[Rows from a dataset of charts and code]
○ ○ ○

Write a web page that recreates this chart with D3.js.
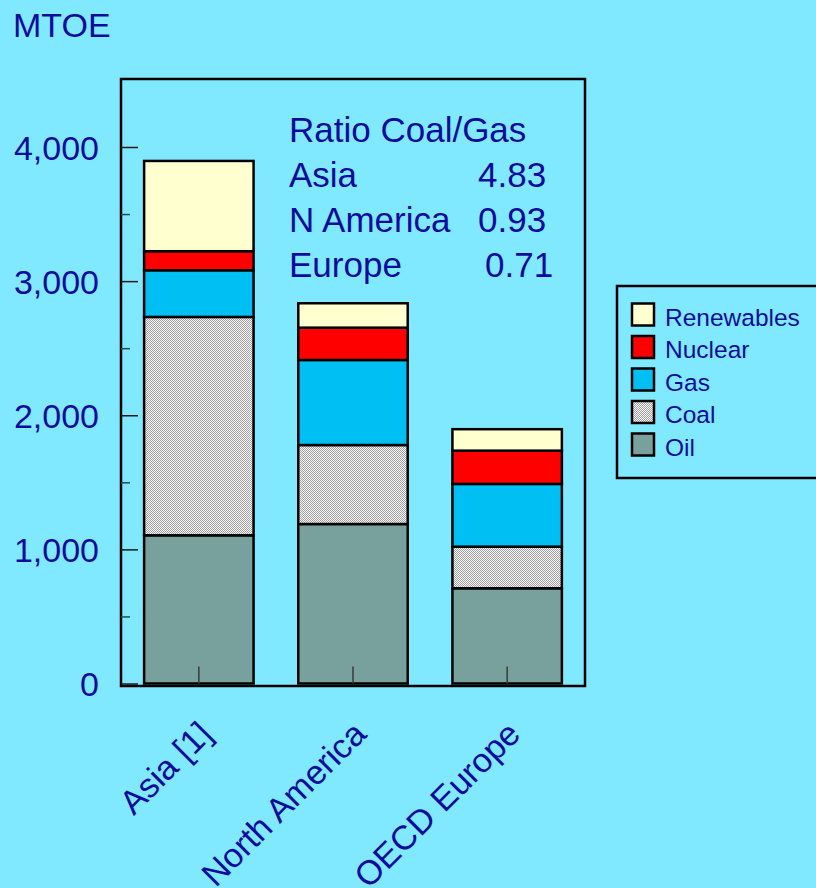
<!DOCTYPE html>
<html>
<head>
<meta charset="utf-8">
<script src="https://cdn.jsdelivr.net/npm/d3@7"></script>
<style>
  html, body { margin: 0; padding: 0; background: #80e9ff; }
  svg { display: block; }
  text { font-family: "Liberation Sans", Arial, sans-serif; fill: #0c0c9c; }
</style>
</head>
<body>
<svg id="chart" width="816" height="888"></svg>
<script>
const REGIONS = ["Asia [1]", "North America", "OECD Europe"];
const FUELS = ["Oil", "Coal", "Gas", "Nuclear", "Renewables"];
const OIL = [1105, 1189, 710];
const COAL = [1628, 589, 310];
const GAS = [348, 634, 468];
const NUCLEAR = [142, 241, 248];
const RENEWABLES = [673, 182, 160];
const Y_TICKS = [0, 1000, 2000, 3000, 4000];
const Y_MINOR = [500, 1500, 2500, 3500];
const RATIO_LABELS = ["Asia", "N America", "Europe"];
const RATIO_VALUES = ["4.83", "0.93", "0.71"];

const colors = {
  Oil: "#78a19d",
  Coal: "url(#coal)",
  Gas: "#00bff3",
  Nuclear: "#ff0000",
  Renewables: "#ffffd0",
};

const frame = { left: 121, right: 585, top: 79, bottom: 686 };

const svg = d3.select("#chart");

// fine checker fill for coal
const defs = svg.append("defs");
const pat = defs
  .append("pattern")
  .attr("id", "coal")
  .attr("patternUnits", "userSpaceOnUse")
  .attr("width", 2)
  .attr("height", 2);
pat.append("rect").attr("width", 2).attr("height", 2).attr("fill", "#f6f6f6");
pat.append("rect").attr("width", 1).attr("height", 1).attr("fill", "#a0a0a0");
pat.append("rect").attr("x", 1).attr("y", 1).attr("width", 1).attr("height", 1).attr("fill", "#a0a0a0");

const data = REGIONS.map((r, i) => ({
  region: r,
  Oil: OIL[i],
  Coal: COAL[i],
  Gas: GAS[i],
  Nuclear: NUCLEAR[i],
  Renewables: RENEWABLES[i],
}));

const x = d3
  .scaleBand()
  .domain(REGIONS)
  .range([frame.left, frame.right])
  .paddingInner(0.29)
  .paddingOuter(0.15);

const y = d3.scaleLinear().domain([0, 4000]).range([683.5, 147]);

// y axis label
svg.append("text").attr("x", 13).attr("y", 37).attr("font-size", 34).text("MTOE");

// bars
const stacked = d3.stack().keys(FUELS)(data);
svg
  .append("g")
  .selectAll("g")
  .data(stacked)
  .join("g")
  .attr("fill", (s) => colors[s.key])
  .selectAll("rect")
  .data((s) => s)
  .join("rect")
  .attr("x", (d) => x(d.data.region))
  .attr("y", (d) => y(d[1]))
  .attr("width", x.bandwidth())
  .attr("height", (d) => y(d[0]) - y(d[1]))
  .attr("stroke", "#000")
  .attr("stroke-width", 2.5);

// frame
svg
  .append("rect")
  .attr("x", frame.left)
  .attr("y", frame.top)
  .attr("width", frame.right - frame.left)
  .attr("height", frame.bottom - frame.top)
  .attr("fill", "none")
  .attr("stroke", "#000")
  .attr("stroke-width", 2.5);

// y axis, ticks pointing inward
svg
  .append("g")
  .attr("transform", `translate(${frame.left},0)`)
  .call(
    d3.axisLeft(y).tickValues(Y_TICKS).tickSize(-17).tickPadding(22).tickFormat(d3.format(","))
  )
  .call((g) => g.select(".domain").remove())
  .call((g) => g.selectAll(".tick line").attr("stroke", "#1a1a1a").attr("stroke-width", 1.5))
  .call((g) =>
    g
      .selectAll(".tick text")
      .attr("font-size", 34)
      .attr("font-family", "Liberation Sans, Arial, sans-serif")
      .attr("fill", "#0c0c9c")
      .attr("dy", 12)
  );

svg
  .append("g")
  .attr("transform", `translate(${frame.left},0)`)
  .call(d3.axisLeft(y).tickValues(Y_MINOR).tickSize(-9).tickFormat(""))
  .call((g) => g.select(".domain").remove())
  .call((g) => g.selectAll(".tick line").attr("stroke", "#2a4a50").attr("stroke-width", 1.5));

// x axis ticks at bar centres
svg
  .append("g")
  .attr("transform", `translate(0,${y(0)})`)
  .call(d3.axisBottom(x).tickSize(-17).tickFormat(""))
  .call((g) => g.select(".domain").remove())
  .call((g) => g.selectAll(".tick line").attr("stroke", "#3a3a3a").attr("stroke-width", 1.5));

// rotated category labels
svg
  .append("g")
  .selectAll("text")
  .data(REGIONS)
  .join("text")
  .attr("font-size", 34)
  .attr("text-anchor", "end")
  .attr(
    "transform",
    (d) => `translate(${x(d) + x.bandwidth() / 2 + 15},${736}) rotate(-45)`
  )
  .text((d) => d);

// ratio annotation
const note = svg.append("g").attr("font-size", 35);
note.append("text").attr("x", 289).attr("y", 142).text("Ratio Coal/Gas");
const ratioX = [478, 478, 485];
RATIO_LABELS.forEach((lab, i) => {
  note.append("text").attr("x", 289).attr("y", 187 + i * 45).text(lab);
  note.append("text").attr("x", ratioX[i]).attr("y", 187 + i * 45).text(RATIO_VALUES[i]);
});

// legend
const legend = svg.append("g");
legend
  .append("rect")
  .attr("x", 617)
  .attr("y", 286)
  .attr("width", 240)
  .attr("height", 192)
  .attr("fill", "none")
  .attr("stroke", "#000")
  .attr("stroke-width", 2.5);

const legendKeys = FUELS.slice().reverse();
const item = legend
  .selectAll("g.item")
  .data(legendKeys)
  .join("g")
  .attr("class", "item")
  .attr("transform", (d, i) => `translate(632,${303.5 + i * 32.5})`);
item
  .append("rect")
  .attr("width", 22)
  .attr("height", 22)
  .attr("fill", (d) => colors[d])
  .attr("stroke", "#000")
  .attr("stroke-width", 2.5);
item
  .append("text")
  .attr("x", 33)
  .attr("y", 22)
  .attr("font-size", 24.5)
  .text((d) => d);
</script>
</body>
</html>
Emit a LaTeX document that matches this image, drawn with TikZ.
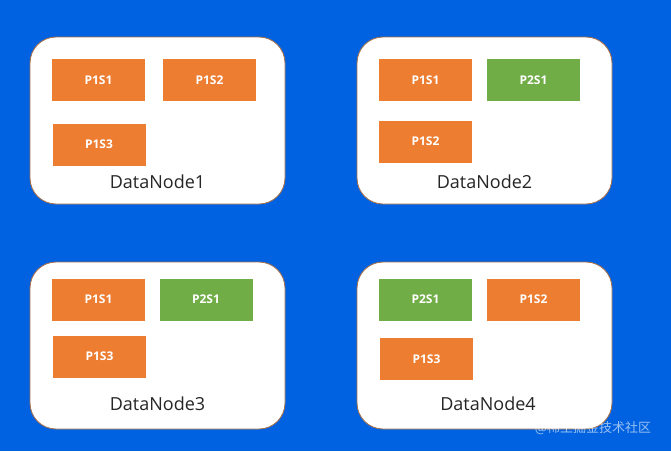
\documentclass[tikz,border=0pt]{standalone}
\usepackage{fontspec}
\setmainfont{Open Sans}
\newfontfamily\cjkfont{Noto Sans CJK SC}
\definecolor{bgblue}{HTML}{0062E0}
\definecolor{shorange}{HTML}{ED7D31}
\definecolor{shgreen}{HTML}{70AD47}
\definecolor{dnborder}{HTML}{A5704F}
\tikzset{
  dnbox/.style={draw=dnborder, line width=0.9pt, fill=white, rounded corners=26pt},
  shard/.style={draw=none, minimum width=93pt, minimum height=42pt, inner sep=0pt,
     text=white, font=\fontsize{12}{13}\selectfont\bfseries},
  orshard/.style={shard, fill=shorange},
  grshard/.style={shard, fill=shgreen},
  dnlabel/.style={font=\fontsize{18}{20}\selectfont, text=black!85, inner sep=0pt}
}
\begin{document}
\begin{tikzpicture}[x=1pt,y=-1pt]
\fill[bgblue] (0,0) rectangle (671,451);
\useasboundingbox (0,0) rectangle (671,451);
% DataNode1
\draw[dnbox] (30,37) rectangle (285,204);
\node[orshard] (a1) at (98.5,80) {P1S1};
\node[orshard] (a2) at (209.5,80) {P1S2};
\node[orshard] (a3) at (99,144.5) {P1S3};
\node[dnlabel] (l1) at (157.5,182) {DataNode1};
% DataNode2
\draw[dnbox] (357,37) rectangle (612,204);
\node[orshard] (b1) at (425.5,80) {P1S1};
\node[grshard] (b2) at (533.5,80) {P2S1};
\node[orshard] (b3) at (425.5,141.5) {P1S2};
\node[dnlabel] (l2) at (484.5,182) {DataNode2};
% DataNode3
\draw[dnbox] (30,262) rectangle (285,429);
\node[orshard] (c1) at (98.5,299.5) {P1S1};
\node[grshard] (c2) at (206,299.5) {P2S1};
\node[orshard] (c3) at (99.5,356.5) {P1S3};
\node[dnlabel] (l3) at (157.5,404) {DataNode3};
% DataNode4
\draw[dnbox] (357,262) rectangle (612,429);
\node[grshard] (d1) at (425.5,299.5) {P2S1};
\node[orshard] (d2) at (533.5,299.5) {P1S2};
\node[orshard] (d3) at (426.5,359) {P1S3};
\node[dnlabel] (l4) at (488,404) {DataNode4};
% watermark
\node[text=white, opacity=0.6, font=\cjkfont\fontsize{13}{14}\selectfont, inner sep=0pt] (wm) at (593,428) {@稀土掘金技术社区};
\end{tikzpicture}
\end{document}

○ ○ ○

The exercise:
Print the lines from the one holding "Emit a LaTeX" through the last line of the records, word for word, and omit the pictures.

Solution:
Emit a LaTeX document that matches this image, drawn with TikZ.
\documentclass[tikz,border=0pt]{standalone}
\usepackage{fontspec}
\setmainfont{Open Sans}
\newfontfamily\cjkfont{Noto Sans CJK SC}
\definecolor{bgblue}{HTML}{0062E0}
\definecolor{shorange}{HTML}{ED7D31}
\definecolor{shgreen}{HTML}{70AD47}
\definecolor{dnborder}{HTML}{A5704F}
\tikzset{
  dnbox/.style={draw=dnborder, line width=0.9pt, fill=white, rounded corners=26pt},
  shard/.style={draw=none, minimum width=93pt, minimum height=42pt, inner sep=0pt,
     text=white, font=\fontsize{12}{13}\selectfont\bfseries},
  orshard/.style={shard, fill=shorange},
  grshard/.style={shard, fill=shgreen},
  dnlabel/.style={font=\fontsize{18}{20}\selectfont, text=black!85, inner sep=0pt}
}
\begin{document}
\begin{tikzpicture}[x=1pt,y=-1pt]
\fill[bgblue] (0,0) rectangle (671,451);
\useasboundingbox (0,0) rectangle (671,451);
% DataNode1
\draw[dnbox] (30,37) rectangle (285,204);
\node[orshard] (a1) at (98.5,80) {P1S1};
\node[orshard] (a2) at (209.5,80) {P1S2};
\node[orshard] (a3) at (99,144.5) {P1S3};
\node[dnlabel] (l1) at (157.5,182) {DataNode1};
% DataNode2
\draw[dnbox] (357,37) rectangle (612,204);
\node[orshard] (b1) at (425.5,80) {P1S1};
\node[grshard] (b2) at (533.5,80) {P2S1};
\node[orshard] (b3) at (425.5,141.5) {P1S2};
\node[dnlabel] (l2) at (484.5,182) {DataNode2};
% DataNode3
\draw[dnbox] (30,262) rectangle (285,429);
\node[orshard] (c1) at (98.5,299.5) {P1S1};
\node[grshard] (c2) at (206,299.5) {P2S1};
\node[orshard] (c3) at (99.5,356.5) {P1S3};
\node[dnlabel] (l3) at (157.5,404) {DataNode3};
% DataNode4
\draw[dnbox] (357,262) rectangle (612,429);
\node[grshard] (d1) at (425.5,299.5) {P2S1};
\node[orshard] (d2) at (533.5,299.5) {P1S2};
\node[orshard] (d3) at (426.5,359) {P1S3};
\node[dnlabel] (l4) at (488,404) {DataNode4};
% watermark
\node[text=white, opacity=0.6, font=\cjkfont\fontsize{13}{14}\selectfont, inner sep=0pt] (wm) at (593,428) {@稀土掘金技术社区};
\end{tikzpicture}
\end{document}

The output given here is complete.